Jupiter, in order to free Io, sent his son Mercury to tell long stories to Argus so that he sleeps. Mercury got successful in his task of making Argus sleep. He killed him and freed Io. Knowing all this Juno was agitated to the extent that she sent a venomous gadfly to sting Io or the white cow for the lifetime. It was only when Jupiter vowed never to chase Io that Juno was set free from inhuman imprisonment. Afterwards, she went to Egypt, settled there and became the first Egyptian Queen.

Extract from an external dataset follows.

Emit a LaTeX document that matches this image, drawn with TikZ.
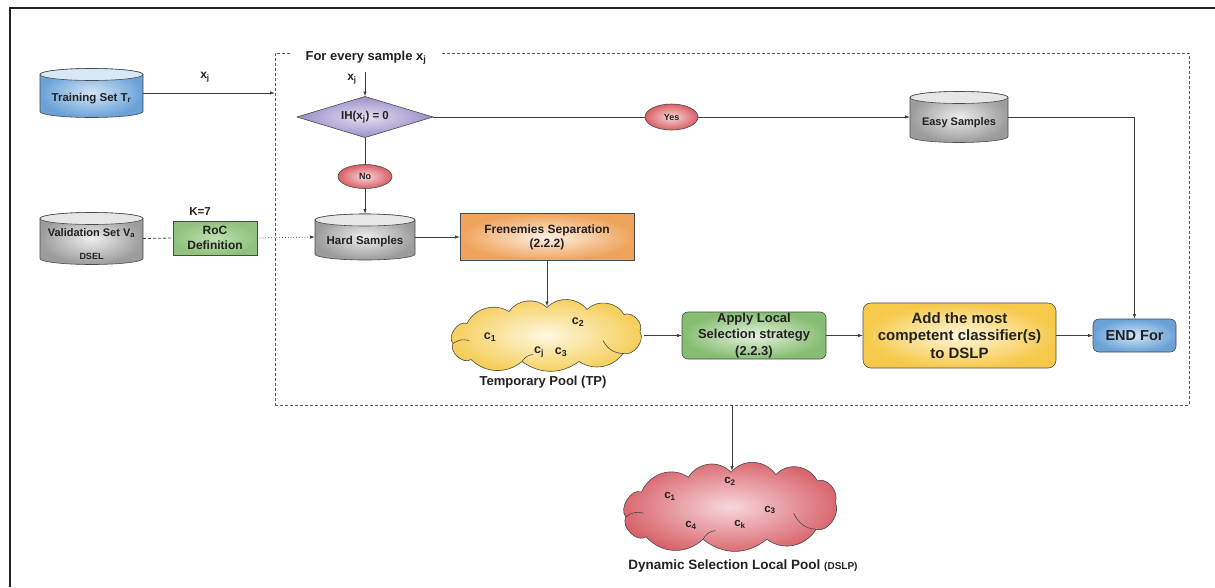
\documentclass[tikz,border=0pt]{standalone}
\usepackage{fontspec}
\setmainfont{Liberation Sans}
\usetikzlibrary{shapes.geometric,arrows.meta,calc,backgrounds}
\definecolor{txt}{HTML}{222222}
\definecolor{linec}{HTML}{3F3F3F}
\definecolor{framec}{HTML}{222222}
\definecolor{loopc}{HTML}{5A5A5A}
\definecolor{bdr}{HTML}{4A4A4A}
\definecolor{blueout}{HTML}{6AA2D8}
\definecolor{bluein}{HTML}{D2E5F6}
\definecolor{bluetop}{HTML}{D8E8F6}
\definecolor{grayout}{HTML}{9C9C9C}
\definecolor{grayin}{HTML}{EEEEEE}
\definecolor{graytop}{HTML}{E6E6E6}
\definecolor{purpout}{HTML}{9B8EC8}
\definecolor{purpin}{HTML}{E4DEF2}
\definecolor{redout}{HTML}{D95F66}
\definecolor{redin}{HTML}{F8D8DA}
\definecolor{orout}{HTML}{EFA35C}
\definecolor{orin}{HTML}{FDF0E4}
\definecolor{grout}{HTML}{86BD72}
\definecolor{grin}{HTML}{E6F2E0}
\definecolor{rocout}{HTML}{8FC27C}
\definecolor{rocin}{HTML}{BFDFB2}
\definecolor{yelout}{HTML}{F6C94A}
\definecolor{yelin}{HTML}{FFF7DC}
\definecolor{tpout}{HTML}{F5CD55}
\definecolor{tpin}{HTML}{FFF7E0}
\definecolor{dsout}{HTML}{D9636B}
\definecolor{dsin}{HTML}{F6D8DB}
\newcommand{\myfs}[2]{\fontsize{#1}{#2}\selectfont}
% #1 node, #2 rx, #3 ry, #4 body shading, #5 top colour
\newcommand{\cylshape}[5]{%
  \begin{scope}[on background layer]
    \shade[#4, draw=bdr, line width=0.6pt] (#1.north west) -- (#1.south west)
      arc[start angle=180, end angle=360, x radius=#2, y radius=#3]
      -- (#1.north east)
      arc[start angle=0, end angle=180, x radius=#2, y radius=#3] -- cycle;
    \filldraw[fill=#5, draw=bdr, line width=0.6pt] (#1.north) ellipse[x radius=#2, y radius=#3];
  \end{scope}}
% #1 node, #2 xscale, #3 yscale, #4 shading
\newcommand{\cloudshape}[4]{%
  \begin{scope}[on background layer, shift={(#1.center)}, xscale=#2, yscale=#3]
    \shade[#4, draw=bdr, line width=0.6pt]
      (-80,12) to[bend right=78] (-94,-8) to[bend right=76] (-76,-24)
      to[bend right=42] (-25,-26) to[bend right=36] (32,-26)
      to[bend right=44] (76,-18) to[bend right=68] (93,4)
      to[bend right=70] (77,21) to[bend right=54] (40,26)
      to[bend right=50] (0,28) to[bend right=50] (-38,24)
      to[bend right=48] (-80,12) -- cycle;
    \draw[bdr, line width=0.6pt] (-94,-8) to[bend left=25] (-78,-5);
    \draw[bdr, line width=0.6pt] (76,-18) to[bend left=30] (56,-5);
    \draw[bdr, line width=0.6pt] (-25,-26) to[bend left=25] (-14,-19);
  \end{scope}}
\begin{document}
\begin{tikzpicture}[x=1pt, y=1pt,
  every node/.style={text=txt},
  cylbox/.style={rectangle, inner sep=0pt, outer sep=0pt, align=center},
  arr/.style={draw=linec, line width=0.8pt, -{Latex[length=5pt,width=3.5pt]}},
  conn/.style={draw=linec, line width=0.8pt},
  box/.style={draw=bdr, line width=0.6pt, align=center, inner sep=0pt, outer sep=0pt},
  oval/.style={ellipse, draw=bdr, line width=0.6pt, inner sep=0pt, outer sep=0pt,
    inner color=redin, outer color=redout, font=\bfseries\myfs{9}{11}},
  cloudbox/.style={rectangle, inner sep=0pt, outer sep=0pt},
  cl/.style={font=\bfseries\myfs{12.5}{14}, inner sep=0pt},
  dcl/.style={font=\bfseries\myfs{11.5}{13}, inner sep=0pt}
]
\useasboundingbox (0,0) rectangle (1215,-587);
% outer frame
\draw[line width=1.3pt, draw=framec] (10,-587) -- (10,-8) -- (1215,-8);

% loop frame
\node[draw=loopc, dash pattern=on 3pt off 2pt, line width=0.7pt, minimum width=914,
  minimum height=352, inner sep=0pt, outer sep=0pt] (loop) at (732,-229) {};
\node[fill=white, inner xsep=14pt, inner ysep=2pt, font=\bfseries\myfs{13}{15}] (title)
  at (366,-58) {For every sample x\textsubscript{j}};

% cylinders
\node[cylbox, minimum width=103, minimum height=37, text height=16pt, text depth=0pt,
  font=\bfseries\myfs{11.5}{13}] (tr) at (91.5,-93) {Training Set T\textsubscript{r}};
\cylshape{tr}{51.5}{6}{inner color=bluein, outer color=blueout}{bluetop}

\node[cylbox, minimum width=103, minimum height=40, text height=0pt, text depth=5pt,
  font=\bfseries\myfs{11}{13}] (val) at (91.5,-238.5) {Validation Set V\textsubscript{a}};
\cylshape{val}{51.5}{6}{inner color=grayin, outer color=grayout}{graytop}
\node[font=\bfseries\myfs{9}{10}] (dsel) at (91.5,-256) {DSEL};

\node[cylbox, minimum width=100, minimum height=34, text height=14pt, text depth=0pt,
  font=\bfseries\myfs{11.5}{13}] (hard) at (365,-237) {Hard Samples};
\cylshape{hard}{50}{6}{inner color=grayin, outer color=grayout}{graytop}

\node[cylbox, minimum width=98, minimum height=39, text height=16pt, text depth=0pt,
  font=\bfseries\myfs{11}{13}] (easy) at (959,-117) {Easy Samples};
\cylshape{easy}{49}{6}{inner color=grayin, outer color=grayout}{graytop}

% decision
\node[diamond, aspect=3.4, minimum width=136, minimum height=41, inner sep=0pt,
  outer sep=0pt, draw=bdr, line width=0.6pt, inner color=purpin, outer color=purpout,
  font=\bfseries\myfs{11.5}{13}] (dia) at (365,-117) {IH(x\textsubscript{j}) = 0};
\node[oval, minimum width=53, minimum height=26] (yes) at (671.5,-117) {Yes};
\node[oval, minimum width=54, minimum height=24] (no) at (365,-176.5) {No};

% boxes
\node[box, minimum width=84, minimum height=34, inner color=rocin, outer color=rocout,
  font=\bfseries\myfs{12}{15}] (roc) at (215,-238) {RoC\\Definition};
\node[font=\bfseries\myfs{11.5}{13}] (k7) at (200,-212) {K=7};
\node[box, minimum width=174, minimum height=47, inner color=orin, outer color=orout,
  font=\bfseries\myfs{12}{14}] (fren) at (547,-237) {Frenemies Separation\\(2.2.2)};
\node[box, rounded corners=6pt, minimum width=144, minimum height=47, inner color=grin,
  outer color=grout, font=\bfseries\myfs{13}{16.5}] (apply) at (754,-335.5)
  {Apply Local\\Selection strategy\\(2.2.3)};
\node[box, rounded corners=8pt, minimum width=193, minimum height=65, inner color=yelin,
  outer color=yelout, font=\bfseries\myfs{15}{17.5}] (add) at (959.5,-335.5)
  {Add the most\\competent classifier(s)\\to DSLP};
\node[box, rounded corners=6pt, minimum width=83, minimum height=33, inner color=bluein,
  outer color=blueout, font=\bfseries\myfs{14.5}{16}] (endf) at (1134.5,-335.5) {END For};

% clouds
\node[cloudbox, minimum width=194, minimum height=58] (tp) at (547,-335.5) {};
\cloudshape{tp}{1}{1}{inner color=tpin, outer color=tpout}
\node[cl] (tc1) at (490,-337) {c\textsubscript{1}};
\node[cl] (tc2) at (578,-322) {c\textsubscript{2}};
\node[cl] (tcj) at (539,-352) {c\textsubscript{j}};
\node[cl] (tc3) at (561,-352) {c\textsubscript{3}};
\node[font=\bfseries\myfs{13}{15}] (tplab) at (543,-382) {Temporary Pool (TP)};

\node[cloudbox, minimum width=217, minimum height=72] (dslp) at (731,-507) {};
\cloudshape{dslp}{1.12}{1.24}{inner color=dsin, outer color=dsout}
\node[dcl] (dc1) at (670,-496) {c\textsubscript{1}};
\node[dcl] (dc2) at (730,-481) {c\textsubscript{2}};
\node[dcl] (dc3) at (770,-510) {c\textsubscript{3}};
\node[dcl] (dc4) at (691,-525) {c\textsubscript{4}};
\node[dcl] (dck) at (740,-524) {c\textsubscript{k}};
\node[font=\bfseries\myfs{13.5}{15}] (dslab) at (743,-566)
  {Dynamic Selection Local Pool {\myfs{10}{12}(DSLP)}};

% connectors
\draw[arr] (tr.east) -- (tr.east -| loop.west);
\node[font=\bfseries\myfs{12}{14}] (xj1) at (205,-77) {x\textsubscript{j}};
\coordinate (xin) at (365,-72);
\draw[arr] (xin) -- (dia.north);
\node[font=\bfseries\myfs{12}{14}] (xj2) at (352,-79) {x\textsubscript{j}};
\draw[conn] (dia.east) -- (yes.west);
\draw[arr] (yes.east) -- (easy.west);
\draw[arr] (easy.east) -| (endf.north);
\draw[conn] (dia.south) -- (no.north);
\draw[arr] (no.south) -- ($(hard.north)+(0,6)$);
\draw[conn, dash pattern=on 3pt off 2pt] (val.east) -- (roc.west);
\draw[arr, dotted] (roc.east) -- (hard.west);
\draw[arr] (hard.east) -- (fren.west);
\draw[arr] (fren.south) -- (tp.north);
\draw[arr] (tp.east) -- (apply.west);
\draw[arr] (apply.east) -- (add.west);
\draw[arr] (add.east) -- (endf.west);
\draw[arr] (loop.south) -- (loop.south |- dslp.north);
\end{tikzpicture}
\end{document}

7. Legendary woman Cloelia
Belonging to the early history of Rome, Cloelia is considered as the bravest women. After the war between Clusium and Rome came to an end because of a peace treaty in 508 BC, Lars Porsena took away Roman hostages with them. One of them was young Cloelia who fled the hostage camps leading a Roman virgins’ group. She ran away on a horse and swam across the river Tiber. Lars Porsena then kept a condition of her return. As she was back, Persona was so impressed by her courage that he granted her a wish to take half of the hostages. She chose the young Roman men so that the war could be continued. Her wit and bravery provided Romans with great help. In her honour, an equestrian statue has been built which is located at Via Sacra.
8. Pluto and the river Styx
The planet Pluto was named after the Roman god of Death. Both the planet and the God signified coldness. According to an old Roman myth, anyone who dies had to travel down to the underworld. At first, the dead has to cross the river Styx known as the River of the Dead. The person who dies is buried with a coin to pay the ferrymen Charon for the ride across the dead river. The coin has to be kept in the mouth of the dead only then Charon was supposed to carry the soul. Moreover, planet Pluto’s moon gets its name from the boatman Charon. The water of this River was considered a bad omen as even the Gods could not escape its repercussion. If being in contact with it, they would lose their voice for nine years.
9. Myths around Hercules
Famous for his incredible strength, Hercules was adapted by Romans as a piece of art from Greek Mythology. He was half man and half god. Hercules has several myths attached to him, the most popular being the 12 Labors of Hercules. These are as follows:
- Hercules and the Nemean lion
- Hercules and Hydra
- Hercules and Ceryneian Hind
- Hercules and the Erymanthian Boar
- Hercules and the Augean stables
- Hercules and the Stymphalian Birds
- Hercules and the Cretan Bull
- Hercules and Mares of Diomedes
- Hercules and the Belt of Hippolyta
- Hercules and the Cattle of Geryon
- Hercules and the Apples of the Hesperides
- Hercules and Cerberus
The myths related to Hercules are a symbol infinite power which the demi-god possessed. He has been a prominent figure in later Western Art and Literature.
10. The Myth of Janus
Janus, the Roman God of beginning had two faces, one reflecting the past while other the future. Even the month of January owes its name to Janus. Moreover, it is he who is responsible for the motions and changes that occur in time. He played an essential role in an ancient Roman Myth. It was when Romulus kidnapped a Sabine woman that Janus came into the picture as the saviour. He saved the woman by flooding the way to her with a volcanic hot spring which buried all the kidnappers under the ash and boiling water.
There are innumerable myths and stories when it comes to Roman civilisation. Some even are the adaptions from Greek mythology. But no matter what Romans have been a cradle of culture which with blind faith follow what their ancestors had left behind for them, i.e. their beliefs and myths.